──────── Information provided ────────

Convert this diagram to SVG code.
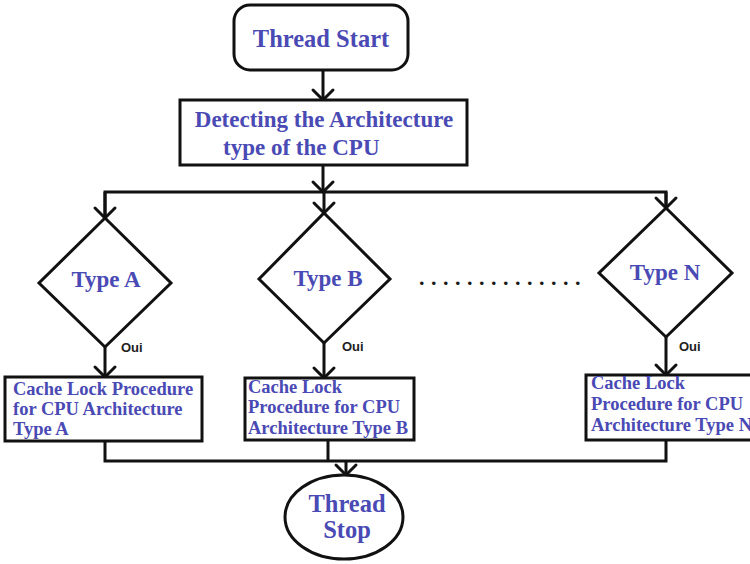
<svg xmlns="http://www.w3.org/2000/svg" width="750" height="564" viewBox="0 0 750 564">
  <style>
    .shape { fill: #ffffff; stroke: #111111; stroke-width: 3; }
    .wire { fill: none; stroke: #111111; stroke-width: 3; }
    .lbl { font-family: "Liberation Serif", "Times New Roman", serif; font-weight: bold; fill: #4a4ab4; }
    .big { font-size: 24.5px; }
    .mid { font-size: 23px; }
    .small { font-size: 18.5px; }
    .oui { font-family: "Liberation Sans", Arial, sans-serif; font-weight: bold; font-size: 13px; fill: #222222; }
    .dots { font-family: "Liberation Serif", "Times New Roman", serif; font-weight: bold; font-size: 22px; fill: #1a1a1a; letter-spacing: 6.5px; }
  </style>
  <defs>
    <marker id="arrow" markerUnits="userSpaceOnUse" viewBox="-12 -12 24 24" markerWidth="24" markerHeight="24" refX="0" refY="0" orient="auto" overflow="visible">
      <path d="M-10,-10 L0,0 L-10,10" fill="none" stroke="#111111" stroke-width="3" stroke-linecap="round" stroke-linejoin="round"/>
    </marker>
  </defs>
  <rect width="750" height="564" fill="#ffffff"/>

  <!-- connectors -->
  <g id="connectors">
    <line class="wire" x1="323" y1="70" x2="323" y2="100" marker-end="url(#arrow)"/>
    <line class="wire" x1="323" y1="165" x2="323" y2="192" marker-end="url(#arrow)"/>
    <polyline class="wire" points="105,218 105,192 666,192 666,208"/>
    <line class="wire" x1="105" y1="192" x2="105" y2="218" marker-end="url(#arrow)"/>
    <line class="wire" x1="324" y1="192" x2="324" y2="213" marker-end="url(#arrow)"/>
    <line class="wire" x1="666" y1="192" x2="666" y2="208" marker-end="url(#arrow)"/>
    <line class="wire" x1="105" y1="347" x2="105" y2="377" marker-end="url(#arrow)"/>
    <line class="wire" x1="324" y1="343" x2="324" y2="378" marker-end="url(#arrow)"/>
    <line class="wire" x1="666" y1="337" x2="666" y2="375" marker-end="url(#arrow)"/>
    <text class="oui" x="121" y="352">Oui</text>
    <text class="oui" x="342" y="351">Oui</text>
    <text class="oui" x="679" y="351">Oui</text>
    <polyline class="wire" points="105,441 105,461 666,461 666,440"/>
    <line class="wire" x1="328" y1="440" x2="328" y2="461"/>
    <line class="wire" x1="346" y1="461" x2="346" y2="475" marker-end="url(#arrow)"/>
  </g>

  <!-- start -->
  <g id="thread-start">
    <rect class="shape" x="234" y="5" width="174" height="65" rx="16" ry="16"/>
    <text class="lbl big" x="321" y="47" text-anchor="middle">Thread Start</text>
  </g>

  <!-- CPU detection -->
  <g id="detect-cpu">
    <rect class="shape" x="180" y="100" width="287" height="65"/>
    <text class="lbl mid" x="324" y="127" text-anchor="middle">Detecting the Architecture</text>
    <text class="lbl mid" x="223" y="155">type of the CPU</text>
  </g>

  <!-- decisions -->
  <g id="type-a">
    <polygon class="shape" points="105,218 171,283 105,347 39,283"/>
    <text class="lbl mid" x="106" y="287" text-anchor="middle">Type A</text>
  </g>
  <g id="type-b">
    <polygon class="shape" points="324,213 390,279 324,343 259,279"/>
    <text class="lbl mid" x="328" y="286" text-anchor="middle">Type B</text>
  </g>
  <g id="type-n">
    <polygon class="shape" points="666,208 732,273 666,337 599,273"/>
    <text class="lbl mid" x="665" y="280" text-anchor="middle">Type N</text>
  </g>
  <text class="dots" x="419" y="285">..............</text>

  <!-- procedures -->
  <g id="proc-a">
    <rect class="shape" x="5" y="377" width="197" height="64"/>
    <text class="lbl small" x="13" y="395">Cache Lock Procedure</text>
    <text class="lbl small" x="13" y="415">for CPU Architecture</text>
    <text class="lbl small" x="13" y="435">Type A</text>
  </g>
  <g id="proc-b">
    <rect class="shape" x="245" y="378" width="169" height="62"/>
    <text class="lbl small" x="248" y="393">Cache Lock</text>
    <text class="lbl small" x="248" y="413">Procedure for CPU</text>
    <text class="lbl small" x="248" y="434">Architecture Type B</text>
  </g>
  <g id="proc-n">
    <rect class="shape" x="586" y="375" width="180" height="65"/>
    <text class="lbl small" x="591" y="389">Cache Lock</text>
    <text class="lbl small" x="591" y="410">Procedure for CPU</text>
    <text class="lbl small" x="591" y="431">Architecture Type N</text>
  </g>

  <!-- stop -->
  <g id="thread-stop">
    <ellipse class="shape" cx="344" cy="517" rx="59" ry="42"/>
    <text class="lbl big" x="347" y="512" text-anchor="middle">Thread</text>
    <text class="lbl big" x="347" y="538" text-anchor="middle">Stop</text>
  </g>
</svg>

────────

Return each line of the data, keeping its wording exact and omitting pictures.

▶ _Exercise result_
Convert this diagram to SVG code.
<svg xmlns="http://www.w3.org/2000/svg" width="750" height="564" viewBox="0 0 750 564">
  <style>
    .shape { fill: #ffffff; stroke: #111111; stroke-width: 3; }
    .wire { fill: none; stroke: #111111; stroke-width: 3; }
    .lbl { font-family: "Liberation Serif", "Times New Roman", serif; font-weight: bold; fill: #4a4ab4; }
    .big { font-size: 24.5px; }
    .mid { font-size: 23px; }
    .small { font-size: 18.5px; }
    .oui { font-family: "Liberation Sans", Arial, sans-serif; font-weight: bold; font-size: 13px; fill: #222222; }
    .dots { font-family: "Liberation Serif", "Times New Roman", serif; font-weight: bold; font-size: 22px; fill: #1a1a1a; letter-spacing: 6.5px; }
  </style>
  <defs>
    <marker id="arrow" markerUnits="userSpaceOnUse" viewBox="-12 -12 24 24" markerWidth="24" markerHeight="24" refX="0" refY="0" orient="auto" overflow="visible">
      <path d="M-10,-10 L0,0 L-10,10" fill="none" stroke="#111111" stroke-width="3" stroke-linecap="round" stroke-linejoin="round"/>
    </marker>
  </defs>
  <rect width="750" height="564" fill="#ffffff"/>

  <!-- connectors -->
  <g id="connectors">
    <line class="wire" x1="323" y1="70" x2="323" y2="100" marker-end="url(#arrow)"/>
    <line class="wire" x1="323" y1="165" x2="323" y2="192" marker-end="url(#arrow)"/>
    <polyline class="wire" points="105,218 105,192 666,192 666,208"/>
    <line class="wire" x1="105" y1="192" x2="105" y2="218" marker-end="url(#arrow)"/>
    <line class="wire" x1="324" y1="192" x2="324" y2="213" marker-end="url(#arrow)"/>
    <line class="wire" x1="666" y1="192" x2="666" y2="208" marker-end="url(#arrow)"/>
    <line class="wire" x1="105" y1="347" x2="105" y2="377" marker-end="url(#arrow)"/>
    <line class="wire" x1="324" y1="343" x2="324" y2="378" marker-end="url(#arrow)"/>
    <line class="wire" x1="666" y1="337" x2="666" y2="375" marker-end="url(#arrow)"/>
    <text class="oui" x="121" y="352">Oui</text>
    <text class="oui" x="342" y="351">Oui</text>
    <text class="oui" x="679" y="351">Oui</text>
    <polyline class="wire" points="105,441 105,461 666,461 666,440"/>
    <line class="wire" x1="328" y1="440" x2="328" y2="461"/>
    <line class="wire" x1="346" y1="461" x2="346" y2="475" marker-end="url(#arrow)"/>
  </g>

  <!-- start -->
  <g id="thread-start">
    <rect class="shape" x="234" y="5" width="174" height="65" rx="16" ry="16"/>
    <text class="lbl big" x="321" y="47" text-anchor="middle">Thread Start</text>
  </g>

  <!-- CPU detection -->
  <g id="detect-cpu">
    <rect class="shape" x="180" y="100" width="287" height="65"/>
    <text class="lbl mid" x="324" y="127" text-anchor="middle">Detecting the Architecture</text>
    <text class="lbl mid" x="223" y="155">type of the CPU</text>
  </g>

  <!-- decisions -->
  <g id="type-a">
    <polygon class="shape" points="105,218 171,283 105,347 39,283"/>
    <text class="lbl mid" x="106" y="287" text-anchor="middle">Type A</text>
  </g>
  <g id="type-b">
    <polygon class="shape" points="324,213 390,279 324,343 259,279"/>
    <text class="lbl mid" x="328" y="286" text-anchor="middle">Type B</text>
  </g>
  <g id="type-n">
    <polygon class="shape" points="666,208 732,273 666,337 599,273"/>
    <text class="lbl mid" x="665" y="280" text-anchor="middle">Type N</text>
  </g>
  <text class="dots" x="419" y="285">..............</text>

  <!-- procedures -->
  <g id="proc-a">
    <rect class="shape" x="5" y="377" width="197" height="64"/>
    <text class="lbl small" x="13" y="395">Cache Lock Procedure</text>
    <text class="lbl small" x="13" y="415">for CPU Architecture</text>
    <text class="lbl small" x="13" y="435">Type A</text>
  </g>
  <g id="proc-b">
    <rect class="shape" x="245" y="378" width="169" height="62"/>
    <text class="lbl small" x="248" y="393">Cache Lock</text>
    <text class="lbl small" x="248" y="413">Procedure for CPU</text>
    <text class="lbl small" x="248" y="434">Architecture Type B</text>
  </g>
  <g id="proc-n">
    <rect class="shape" x="586" y="375" width="180" height="65"/>
    <text class="lbl small" x="591" y="389">Cache Lock</text>
    <text class="lbl small" x="591" y="410">Procedure for CPU</text>
    <text class="lbl small" x="591" y="431">Architecture Type N</text>
  </g>

  <!-- stop -->
  <g id="thread-stop">
    <ellipse class="shape" cx="344" cy="517" rx="59" ry="42"/>
    <text class="lbl big" x="347" y="512" text-anchor="middle">Thread</text>
    <text class="lbl big" x="347" y="538" text-anchor="middle">Stop</text>
  </g>
</svg>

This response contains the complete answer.